Todos los pintores, tarde
o temprano, tienen que enfrentarse algún día a la figura humana. Yo lo hice al
principio, cuando estaba estudiando en la Academia del pintor Juan Solano, en Cieza (Murcia).
Comencé dibujando con
carboncillo figuras sueltas de escayola, un ojo, una boca, la nariz, una oreja
y finalmente la cara entera del Séneca.
Luego seguí dibujando una mano,
un pie, y al final no tuve más remedio que dibujar la Venus de Milo a tamaño
natural. Y el discóbolo de Mirón, por supuesto.

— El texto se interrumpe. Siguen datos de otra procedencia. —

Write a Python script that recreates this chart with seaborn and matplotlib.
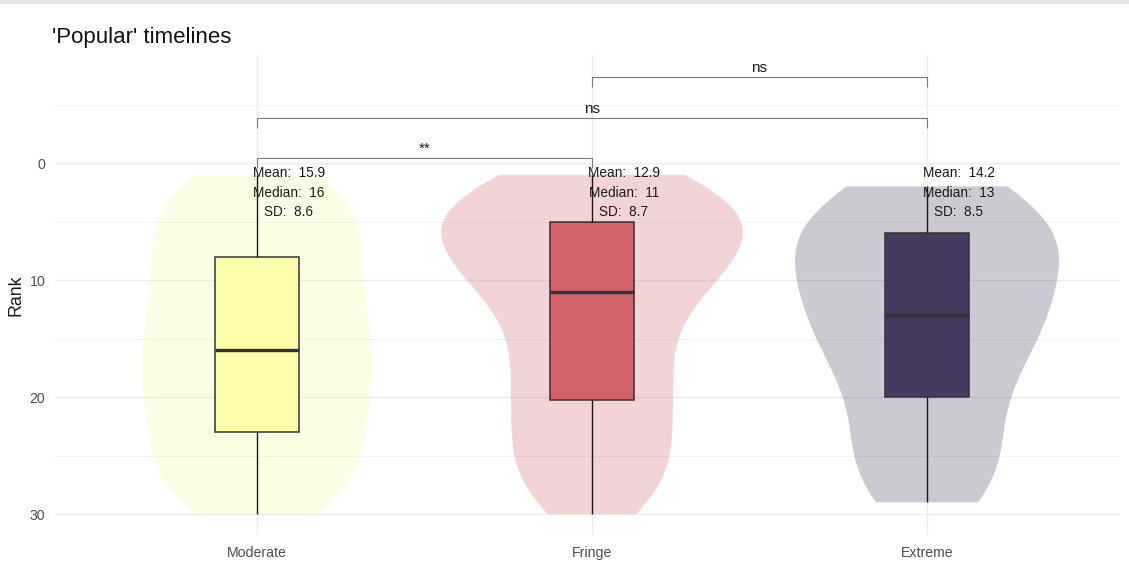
import numpy as np
import pandas as pd
import matplotlib
matplotlib.use("Agg")
import matplotlib.pyplot as plt
import seaborn as sns

# ---------------- data ----------------
categories = ["Moderate", "Fringe", "Extreme"]
ranks = list(range(1, 31))
# estimated number of timelines at each rank 1..30
moderate_counts = [3, 4, 3, 3, 4, 3, 3, 3, 3, 4, 3, 3, 3, 4, 3,
                   4, 4, 3, 4, 3, 4, 3, 3, 3, 4, 3, 3, 4, 3, 3]
fringe_counts = [5, 5, 5, 5, 6, 5, 5, 5, 4, 4, 4, 3, 2, 2, 3,
                 2, 3, 2, 3, 2, 3, 2, 3, 2, 3, 2, 3, 2, 3, 2]
extreme_counts = [0, 3, 5, 5, 6, 7, 3, 4, 4, 4, 4, 4, 5, 4, 4,
                  3, 3, 3, 3, 2, 2, 2, 2, 2, 3, 3, 3, 3, 4, 0]

means = [15.9, 12.9, 14.2]
medians = [16, 11, 13]
sds = [8.6, 8.7, 8.5]

comp_pairs = [(0, 1), (0, 2), (1, 2)]
comp_labels = ["**", "ns", "ns"]

# ---------------- styling ----------------
violin_colors = ["#E9FFA2", "#D3636A", "#463A5E"]
box_colors = ["#FDFEAA", "#D3636A", "#463A5E"]
violin_widths = [0.687, 0.90, 0.788]
violin_bw = [0.9, 0.9, 1.2]
comp_y = [-0.43, -3.85, -7.35]

sns.set_theme(style="white")
plt.rcParams["font.family"] = ["Liberation Sans", "DejaVu Sans"]

counts = {"Moderate": moderate_counts, "Fringe": fringe_counts, "Extreme": extreme_counts}
rows = []
for cat in categories:
    vals = np.repeat(ranks, counts[cat])
    rows.append(pd.DataFrame({"group": cat, "rank": vals.astype(float)}))
df = pd.concat(rows, ignore_index=True)

W, H = 1129, 587
fig = plt.figure(figsize=(W / 100, H / 100), dpi=100)
pl, pr, pt, pb = 55, 1120, 55, 535
ax = fig.add_axes([pl / W, 1 - pb / H, (pr - pl) / W, (pb - pt) / H])

for i, cat in enumerate(categories):
    sub = df[df["group"] == cat]
    sns.violinplot(data=sub, x="group", y="rank", order=categories,
                   width=violin_widths[i], cut=0, inner=None,
                   density_norm="width", color=violin_colors[i],
                   saturation=1, linewidth=0, bw_adjust=violin_bw[i], ax=ax)
for c in ax.collections:
    c.set_alpha(0.27)
    c.set_edgecolor("none")
    c.set_zorder(1)

sns.boxplot(data=df, x="group", y="rank", order=categories, hue="group",
            hue_order=categories, palette=box_colors, width=0.25,
            saturation=1, showfliers=False, showcaps=False, linewidth=1.1,
            linecolor="#333333", legend=False,
            medianprops=dict(linewidth=2.4, color="#333333"),
            whiskerprops=dict(color="#1a1a1a", linewidth=1.0),
            ax=ax, zorder=2)

# stats text
for i in range(len(categories)):
    x = i + 0.095
    ax.text(x, 0.85, f"Mean:  {means[i]}", ha="center", va="center",
            fontsize=9.8, color="#1a1a1a", zorder=5)
    ax.text(x, 2.55, f"Median:  {medians[i]}", ha="center", va="center",
            fontsize=9.8, color="#1a1a1a", zorder=5)
    ax.text(x, 4.2, f"SD:  {sds[i]}", ha="center", va="center",
            fontsize=9.8, color="#1a1a1a", zorder=5)

# significance brackets
tip = 0.85
for (a, b), lab, yy in zip(comp_pairs, comp_labels, comp_y):
    ax.plot([a, a, b, b], [yy + tip, yy, yy, yy + tip], color="#7a7a7a",
            lw=0.8, zorder=4, solid_capstyle="butt")
    ax.text((a + b) / 2, yy - 0.45, lab, ha="center", va="baseline",
            fontsize=11, color="#1a1a1a", zorder=5)

# axes
ax.set_xlim(-(257 - pl) / 335, (pr - 257) / 335)
ax.set_ylim((pb - 163) / 11.7, (pt - 163) / 11.7)
ax.set_yticks([0, 10, 20, 30])
ax.set_yticks([-5, 5, 15, 25], minor=True)
ax.set_xticks(range(len(categories)))
ax.set_xticklabels(categories)
ax.grid(which="major", axis="both", color="#EBEBEB", lw=1.0)
ax.grid(which="minor", axis="y", color="#F2F2F2", lw=0.7)
ax.set_axisbelow(True)
for s in ax.spines.values():
    s.set_visible(False)
ax.tick_params(axis="both", which="both", length=0, labelsize=10.2,
               labelcolor="#4D4D4D")
ax.tick_params(axis="x", pad=8)
ax.tick_params(axis="y", pad=7)
ax.set_xlabel("")
ax.set_ylabel("Rank", fontsize=12.8, color="#1a1a1a")
ax.yaxis.set_label_coords((25 - pl) / (pr - pl), 0.5)

fig.text(52 / W, 1 - 38 / H, "'Popular' timelines", fontsize=16,
         ha="left", va="center", color="#111111")

fig.add_artist(plt.Rectangle((0, 1 - 4 / H), 1, 4 / H, transform=fig.transFigure,
                             color="#E6E6E6", lw=0))

fig.savefig("out.png", dpi=100)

Todo este proceso era el que
había que seguir para aprender a dibujar el cuerpo humano.
Más tarde, por mi cuenta,
seguí aprendiendo a dibujar la figura humana, y con libros de arte, aprendía a dibujar
su esqueleto y sus músculos, hasta ser capaz de entender que hay debajo de un
ser humano.
Esta manera de aprender a
pintar el cuerpo humano, me permite mirarlo desde muchos puntos de vista, y elegir
desde cual quiero pintarlo. Porque no solo la realidad fotográfica puede aportar
exactitud a un buen retrato, también puede hacerse desde la ensoñación, la
memoria o el sentimiento.
Mi madre, tempera y lápiz sobre papel.